This space is a record of my study and exploration of pre-Christian Anglo-Saxon life, language, and worldview. I’m not a scholar, a historian, or a reconstructionist. I’m simply a learner, someone who is reading, listening, reflecting, and letting the old words and old ways settle into my understanding of the world.
Everything written here is shared in that spirit… curiosity, reverence, and humility.
I have no interest in trying to revive a lost religion, or in claiming any kind of “cultural authority”. The world of the early English and their continental Germanic kin is far too old, too changed, and too woven into centuries of continuity, loss, and transformation for any modern person to re-create it exactly as it once was.
Instead, I am interested in something quieter… How they lived. How they saw the land. How they understood kinship with all things, home, memory, and the unseen.
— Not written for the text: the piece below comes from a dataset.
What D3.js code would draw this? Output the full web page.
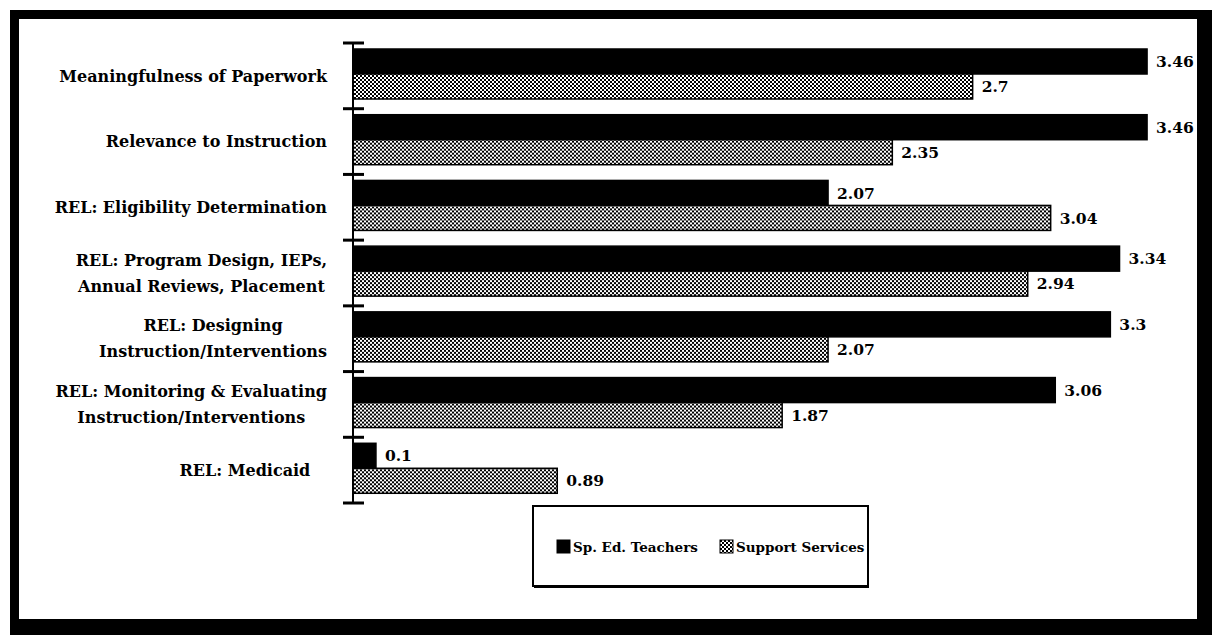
<!DOCTYPE html>
<html>
<head>
<meta charset="utf-8">
<script src="https://cdn.jsdelivr.net/npm/d3@7"></script>
<style>
  html, body { margin: 0; padding: 0; background: #fff; }
  svg { display: block; }
  text { font-family: "DejaVu Serif", "Liberation Serif", serif; font-weight: bold; fill: #000; }
</style>
</head>
<body>
<svg id="chart" width="1212" height="635"></svg>
<script>
// Survey ratings by item, two respondent groups
const categories = [
  "Meaningfulness of Paperwork",
  "Relevance to Instruction",
  "REL: Eligibility Determination",
  "REL: Program Design, IEPs,|Annual Reviews, Placement",
  "REL: Designing|Instruction/Interventions",
  "REL: Monitoring & Evaluating|Instruction/Interventions",
  "REL: Medicaid\u00a0\u00a0\u00a0"
];
const seriesNames = ["Sp. Ed. Teachers", "Support Services"];
const teachers = [3.46, 3.46, 2.07, 3.34, 3.3, 3.06, 0.1];
const support  = [2.7, 2.35, 3.04, 2.94, 2.07, 1.87, 0.89];
const xDomain = [0, 3.5];

const svg = d3.select("#chart");
const defs = svg.append("defs");

// fine dithered fill for the second series
const pat = defs.append("pattern")
  .attr("id", "dither")
  .attr("patternUnits", "userSpaceOnUse")
  .attr("width", 4).attr("height", 4);
pat.append("rect").attr("width", 4).attr("height", 4).attr("fill", "#fff");
pat.append("rect").attr("x", 0).attr("y", 0).attr("width", 2).attr("height", 2).attr("fill", "#000");
pat.append("rect").attr("x", 2).attr("y", 2).attr("width", 2).attr("height", 2).attr("fill", "#000");

const fills = ["#000", "url(#dither)"];

// outer frame (heavier on right and bottom)
const frame = svg.append("g");
frame.append("rect").attr("x", 10).attr("y", 10).attr("width", 1202).attr("height", 9);
frame.append("rect").attr("x", 10).attr("y", 10).attr("width", 9).attr("height", 625);
frame.append("rect").attr("x", 1197).attr("y", 10).attr("width", 15).attr("height", 625);
frame.append("rect").attr("x", 10).attr("y", 619).attr("width", 1202).attr("height", 16);

const x = d3.scaleLinear().domain(xDomain).range([353, 1156.25]);
const y = d3.scaleBand().domain(categories).range([43, 503]).padding(0);
const ySub = d3.scaleBand().domain(seriesNames).range([6, 56]).padding(0);

const rows = categories.map((c, i) => ({
  cat: c,
  vals: [
    { s: seriesNames[0], v: teachers[i], f: fills[0] },
    { s: seriesNames[1], v: support[i], f: fills[1] }
  ]
}));

const g = svg.append("g");
const grp = g.selectAll("g.cat").data(rows).join("g")
  .attr("class", "cat")
  .attr("transform", d => `translate(0,${y(d.cat)})`);

grp.selectAll("rect").data(d => d.vals).join("rect")
  .attr("x", x(0))
  .attr("y", d => ySub(d.s))
  .attr("width", d => x(d.v) - x(0))
  .attr("height", ySub.bandwidth())
  .attr("fill", d => d.f)
  .attr("stroke", "#000")
  .attr("stroke-width", 1.5);

grp.selectAll("text.val").data(d => d.vals).join("text")
  .attr("class", "val")
  .attr("x", d => x(d.v) + 9)
  .attr("y", d => ySub(d.s) + ySub.bandwidth() / 2)
  .attr("dy", "0.36em")
  .attr("font-size", 15.5)
  .text(d => d.v);

// category labels: lines centred on each other, block set against the axis
grp.each(function(d) {
  const lines = d.cat.split("|");
  const gg = d3.select(this);
  const cy = y.bandwidth() / 2;
  const lh = 26;
  const t = gg.append("text").attr("font-size", 16);
  lines.forEach((ln, k) => {
    t.append("tspan").text(ln)
      .attr("y", cy + (k - (lines.length - 1) / 2) * lh)
      .attr("dy", "0.36em");
  });
  const widths = [];
  t.selectAll("tspan").each(function() { widths.push(this.getComputedTextLength()); });
  const maxW = d3.max(widths);
  const right = 327;
  t.selectAll("tspan").attr("x", right - maxW / 2).attr("text-anchor", "middle");
});

// category axis with crossing tick marks
const axis = svg.append("g");
axis.append("line")
  .attr("x1", x(0)).attr("x2", x(0))
  .attr("y1", y.range()[0]).attr("y2", y.range()[1])
  .attr("stroke", "#000").attr("stroke-width", 2);
const tickYs = categories.map(c => y(c)).concat([y.range()[1]]);
axis.selectAll("line.tick").data(tickYs).join("line")
  .attr("class", "tick")
  .attr("x1", x(0) - 10).attr("x2", x(0) + 11)
  .attr("y1", d => d).attr("y2", d => d)
  .attr("stroke", "#000").attr("stroke-width", 3);

// legend
const lg = svg.append("g");
lg.append("rect").attr("x", 533).attr("y", 506).attr("width", 335).attr("height", 80)
  .attr("fill", "#fff").attr("stroke", "#000").attr("stroke-width", 2);
lg.append("line").attr("x1", 534).attr("x2", 869).attr("y1", 587).attr("y2", 587)
  .attr("stroke", "#000").attr("stroke-width", 2);
const legX = [557, 720];
const item = lg.selectAll("g.item").data(seriesNames).join("g")
  .attr("class", "item")
  .attr("transform", (d, i) => `translate(${legX[i]},540)`);
item.append("rect").attr("width", 13).attr("height", 13)
  .attr("fill", (d, i) => fills[i]).attr("stroke", "#000").attr("stroke-width", 1);
item.append("text").attr("x", 16).attr("y", 7).attr("dy", "0.36em")
  .attr("font-size", 13.5).text(d => d);
</script>
</body>
</html>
How their language shaped thought and how thought shaped spirit.
In other words, I’m drawn to the everyday, not the heroic.
To the hearth, not the hall.
To the field, not the battlefield.
And especially to wyrd, the unfolding, interwoven nature of all things.
This blog is where I’ll keep notes on what I’m learning… small translations from Old English, reflections on the animist and ancestral worldview of the time, pieces of material culture and daily life, thoughts on land and memory, and the quiet ways the old may still speak through the world around us.
This is not a space for:
- nationalism
- racial or cultural identity claims
- reenactment culture
- or “Viking” aesthetic fantasy
If anything, this is a space moving in the opposite direction, toward gentleness, humility, curiosity, and continuity with the ordinary.
I’ll be learning as I go. I’ll be wrong sometimes, and I’ll revise as needed.
Thank you for being here!
May something meaningful rise from the hearth embers and the quiet earth.